Salt box chronicles

Our salt box cracked. It was a Click Clack brand rectangular plastic box with a blue lid, and it served us well for many years. But you can’t get sentimental about your salt boxes or grease jars or utensil crocks. Actually, you can–I’m so sentimental about my grease jar, which was a present from Laurie and is shaped like an ear of corn, that I don’t keep grease in it.

Corn jar

In a cosmic coincidence (not that cosmic, since we made do with the cracked box for weeks), the same issue of Fine Cooking that gave us paprika potatoes and Asian-glazed short ribs also spotlighted a charming little salt box from Crate and Barrel. It looks like this:

Saltbox

The little dot embedded in the rim of the bowl is a magnet. There’s a matching magnet in the lid, so when you swing it mostly shut, it pops into place. Time will tell whether this salt box is as durable as a Click Clack, but we’re enjoying it so far. I showed it to Iris, and she wanted to taste the salt. Then she wanted to taste it again. I’m really curious how much salt she would have eaten if we’d just let her go to town. I’ve started calling her Salty Sam, which along with her mastery of the word “arrrr” should transition her smoothly into her nautical career.

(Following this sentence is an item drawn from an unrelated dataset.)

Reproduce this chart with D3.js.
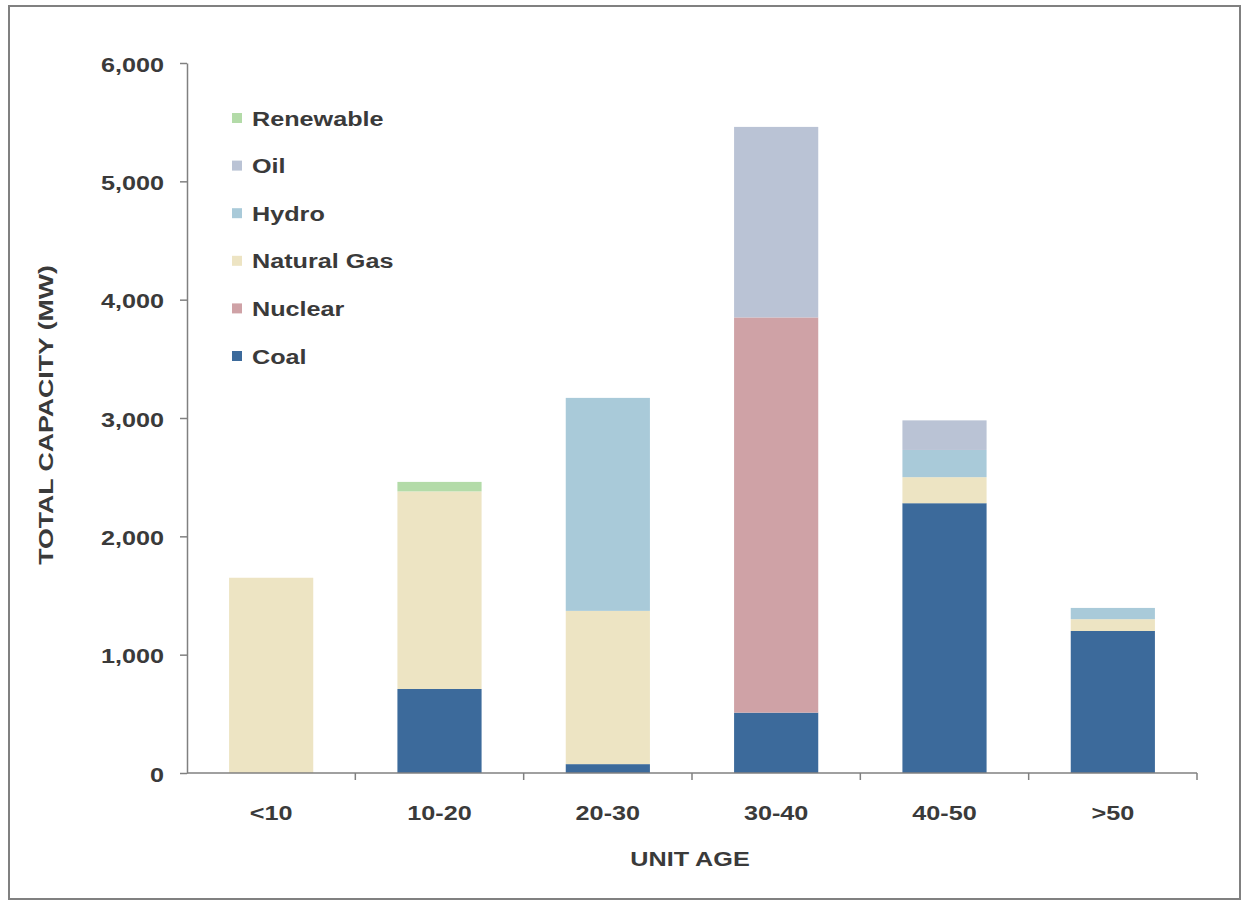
<!DOCTYPE html>
<html>
<head>
<meta charset="utf-8">
<script src="https://cdn.jsdelivr.net/npm/d3@7"></script>
<style>
  html, body { margin: 0; padding: 0; background: #fff; }
  svg { display: block; }
  text { font-family: "Liberation Sans", Arial, sans-serif; font-weight: bold; fill: #3a3a3a; }
</style>
</head>
<body>
<svg id="chart" width="1243" height="903"></svg>
<script>
// ---- Data ----
const categories = ["<10", "10-20", "20-30", "30-40", "40-50", ">50"];
const seriesNames = ["Coal", "Nuclear", "Natural Gas", "Hydro", "Oil", "Renewable"];
const coal      = [0,    710,  75,   510,  2280, 1200];
const nuclear   = [0,    0,    0,    3340, 0,    0];
const naturalGas= [1650, 1670, 1295, 0,    220,  100];
const hydro     = [0,    0,    1800, 0,    230,  95];
const oil       = [0,    0,    0,    1610, 250,  0];
const renewable = [0,    80,   0,    0,    0,    0];
const yTicks = [0, 1000, 2000, 3000, 4000, 5000, 6000];
const legendOrder = ["Renewable", "Oil", "Hydro", "Natural Gas", "Nuclear", "Coal"];

const colors = {
  "Coal": "#3c6a9b",
  "Nuclear": "#cfa2a6",
  "Natural Gas": "#ede4c3",
  "Hydro": "#a9cad9",
  "Oil": "#bac3d5",
  "Renewable": "#b3dba8"
};

const seriesValues = {
  "Coal": coal, "Nuclear": nuclear, "Natural Gas": naturalGas,
  "Hydro": hydro, "Oil": oil, "Renewable": renewable
};
const table = categories.map((c, i) => {
  const row = { cat: c };
  seriesNames.forEach(s => row[s] = seriesValues[s][i]);
  return row;
});

// ---- Layout ----
const svg = d3.select("#chart");
const pLeft = 187, pRight = 1197, pTop = 63, pBottom = 773;
const SX = 1.2; // horizontal text stretch like the scanned original

// frame
svg.append("rect")
  .attr("x", 9).attr("y", 6).attr("width", 1231).attr("height", 893)
  .attr("fill", "none").attr("stroke", "#808080").attr("stroke-width", 2);

const x = d3.scaleBand().domain(categories).range([pLeft, pRight])
  .paddingInner(0.5).paddingOuter(0.25);
const y = d3.scaleLinear().domain([0, 6000]).range([pBottom, pTop]);

// stacked bars
const stack = d3.stack().keys(seriesNames);
const layers = stack(table);
svg.append("g").selectAll("g").data(layers).join("g")
  .attr("fill", d => colors[d.key])
  .selectAll("rect").data(d => d.filter(p => p[1] - p[0] > 0)).join("rect")
  .attr("x", d => x(d.data.cat))
  .attr("width", x.bandwidth())
  .attr("y", d => y(d[1]))
  .attr("height", d => y(d[0]) - y(d[1]));

// y axis
const yAxis = svg.append("g").attr("transform", `translate(${pLeft},0)`)
  .call(d3.axisLeft(y).tickValues(yTicks).tickFormat(d3.format(",")).tickSize(7).tickSizeOuter(0));
yAxis.select(".domain").attr("stroke", "#808080").attr("stroke-width", 1.5);
yAxis.selectAll(".tick line").attr("stroke", "#808080").attr("stroke-width", 1.5);
yAxis.selectAll(".tick text")
  .attr("x", null).attr("dy", null)
  .attr("text-anchor", "end")
  .attr("transform", `translate(-23,8) scale(${SX},1)`)
  .style("font-size", "21px")
  .style("font-family", "Liberation Sans, Arial, sans-serif")
  .style("font-weight", "bold")
  .attr("fill", "#3a3a3a");

// x axis (ticks at category boundaries)
const xAxisG = svg.append("g").attr("transform", `translate(0,${pBottom})`);
xAxisG.append("line").attr("x1", pLeft).attr("x2", pRight).attr("y1", 0).attr("y2", 0)
  .attr("stroke", "#808080").attr("stroke-width", 1.5);
const step = x.step();
const boundaries = categories.map((c, i) => x(c) + x.bandwidth() + (step - x.bandwidth()) / 2);
xAxisG.selectAll("line.tk").data(boundaries).join("line").attr("class", "tk")
  .attr("x1", d => d).attr("x2", d => d).attr("y1", 0).attr("y2", 7)
  .attr("stroke", "#808080").attr("stroke-width", 1.5);
xAxisG.selectAll("text").data(categories).join("text")
  .attr("text-anchor", "middle")
  .attr("transform", d => `translate(${x(d) + x.bandwidth() / 2},47) scale(${SX},1)`)
  .style("font-size", "21px")
  .text(d => d);

// axis titles
svg.append("text")
  .attr("text-anchor", "middle")
  .attr("transform", `translate(690,866) scale(${SX},1)`)
  .style("font-size", "21px")
  .text("UNIT AGE");
svg.append("text")
  .attr("text-anchor", "middle")
  .attr("transform", `translate(53,415) rotate(-90) scale(1.27,1)`)
  .style("font-size", "21px")
  .text("TOTAL CAPACITY (MW)");

// legend
const legend = svg.append("g");
const lg = legend.selectAll("g").data(legendOrder).join("g")
  .attr("transform", (d, i) => `translate(232,${118 + i * 47.6})`);
lg.append("rect").attr("x", 0).attr("y", -5).attr("width", 10).attr("height", 10)
  .attr("fill", d => colors[d]);
lg.append("text")
  .attr("transform", `translate(20,7.5) scale(${SX},1)`)
  .style("font-size", "21px")
  .text(d => d);
</script>
</body>
</html>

Do you have a salt box? The single most important thing I’ve ever done to improve my cooking is to switch from table salt to kosher and keep the salt box close at hand. Kosher salt doesn’t taste any different from table salt (people who think it does are the same kind of people who buy $500 audio cables, and if you have a list these people’s names and addresses, please send it to me), but it’s much easier to pick up with your fingers and therefore more likely to be used throughout the preparation of the meal rather than added in a lump. Plus, if you get into the habit of sprinkling salt by hand, you’ll look like a Food Network personality without having to pick up any annoying signature exclamations.

I like Diamond Crystal brand kosher salt best, but Morton is fine too. And you don’t have to spend $15 on an admittedly smoove-looking salt box; a Gladware container would work fine, too, as long as you’re careful not to melt it.

2 thoughts on “Salt box chronicles

  1. Andrew Feldstein

    How is that thing at operating one-handed, or greasy-handed?

    I use sugar shakers (diner style, with the hole in the center of the top, not the flap kind) for salting.

  2. mamster Post author

    It’s really easy to do one-handed. When I’m working with something greasy I try to remember to pour some salt into a little Pyrex bowl so I won’t grease up my salt.